Businesses that treat brand marketing as a strategic priority—rather than an afterthought—build stronger foundations, achieve greater efficiency, and create lasting value in the marketplace.
In an environment where attention is scarce and competition is constant, brand marketing is not optional. It is essential.
Brand Marketing FAQs
What is brand marketing in simple terms?
Brand marketing is the process of building awareness, trust, and positive perception around a business so customers recognize, remember, and prefer it over competitors.
How is brand marketing different from performance marketing?
Brand marketing focuses on long-term perception and trust, while performance marketing focuses on short-term, measurable actions such as clicks or conversions.
Does brand marketing generate revenue?
Brand marketing influences revenue indirectly by improving conversion rates, lowering acquisition costs, increasing loyalty, and supporting long-term growth.
Is brand marketing only for large companies?

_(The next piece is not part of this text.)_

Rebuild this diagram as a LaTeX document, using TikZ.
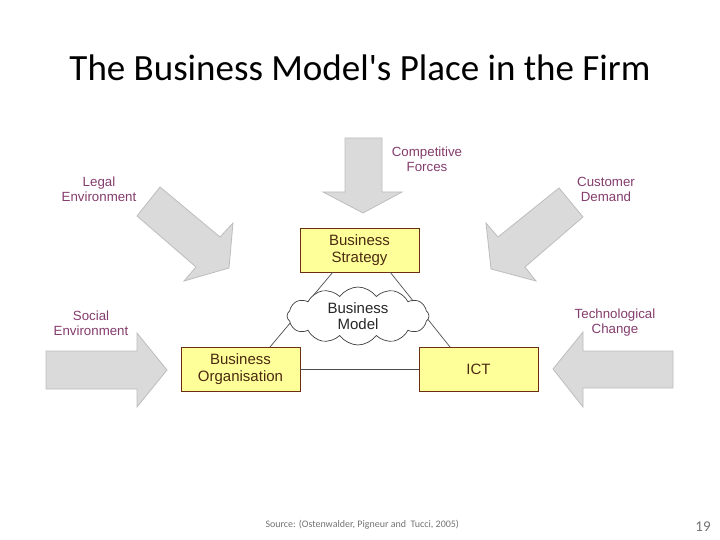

No. Businesses of all sizes benefit from clear positioning, consistent messaging, and trust-building—core components of brand marketing.
How long does brand marketing take to work?
Brand marketing compounds over time. While some effects may appear quickly, its greatest impact is realized over months and years.
Can brand marketing be measured?
Yes. While it may not always tie to direct conversions, its impact can be measured through indicators such as branded search growth, conversion efficiency, retention, and customer sentiment.